Retirement, however it may end up, isn’t as nebulous an idea once you cross 50. It’s still a long ways off for many, of course. Tuition has to be paid, nest eggs built or replenished. The goalposts seemingly keep moving. Heck, some people can’t even figure out where to live.

But the prospect of retirement, once you cross the big 5-0, is right there. You start paying attention to those 401k statements a bit more. You linger on the stock market news a little longer. Retirement planners start crawling out from under the molding. AARP won’t stop putting crap in your mailbox. You start wondering about housing prices, and tax ramifications, and wills.

If things fall right, if you’ve planned as well as you can and you actually want to jump off the 9-to-5 treadmill, retirement finally starts to become less “if” and more “when.” You still have to work out the “how” of things. And, if you ever cross that finish line, there’s the “Now What?” too. That trips up a lot of people, too, I hear.

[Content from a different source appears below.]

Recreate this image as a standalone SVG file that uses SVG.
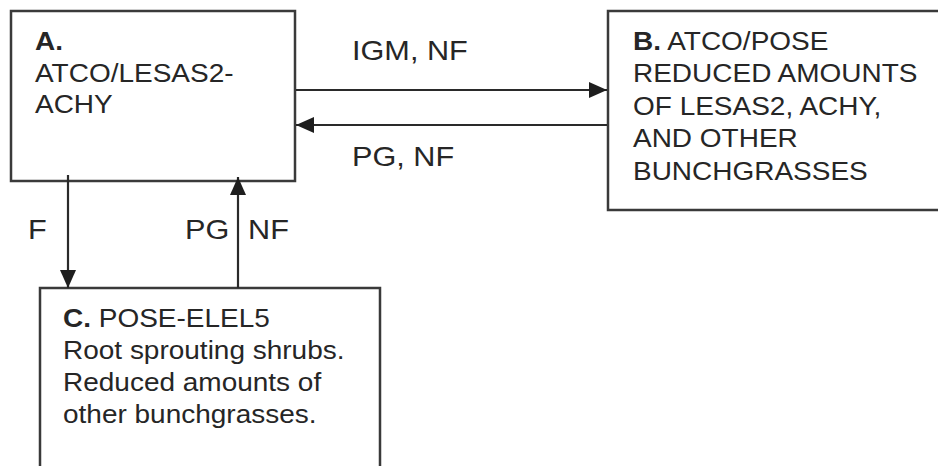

But that’s the charm of the great unknown. That’s the thrill. It’s like that first step into adulthood. Or that first real job. Like it was when you were young and full of life and fresh dreams, when the whole world held such promise.

Nobody knows how it’s going to go. Things change. Life happens. Even in retirement.

But like those first 30 or 40 or 50 years of adulthood, it’s about the ride, right? It’s about the journey. It’s about trying something new.

How can you not want that, as scary as it may sound?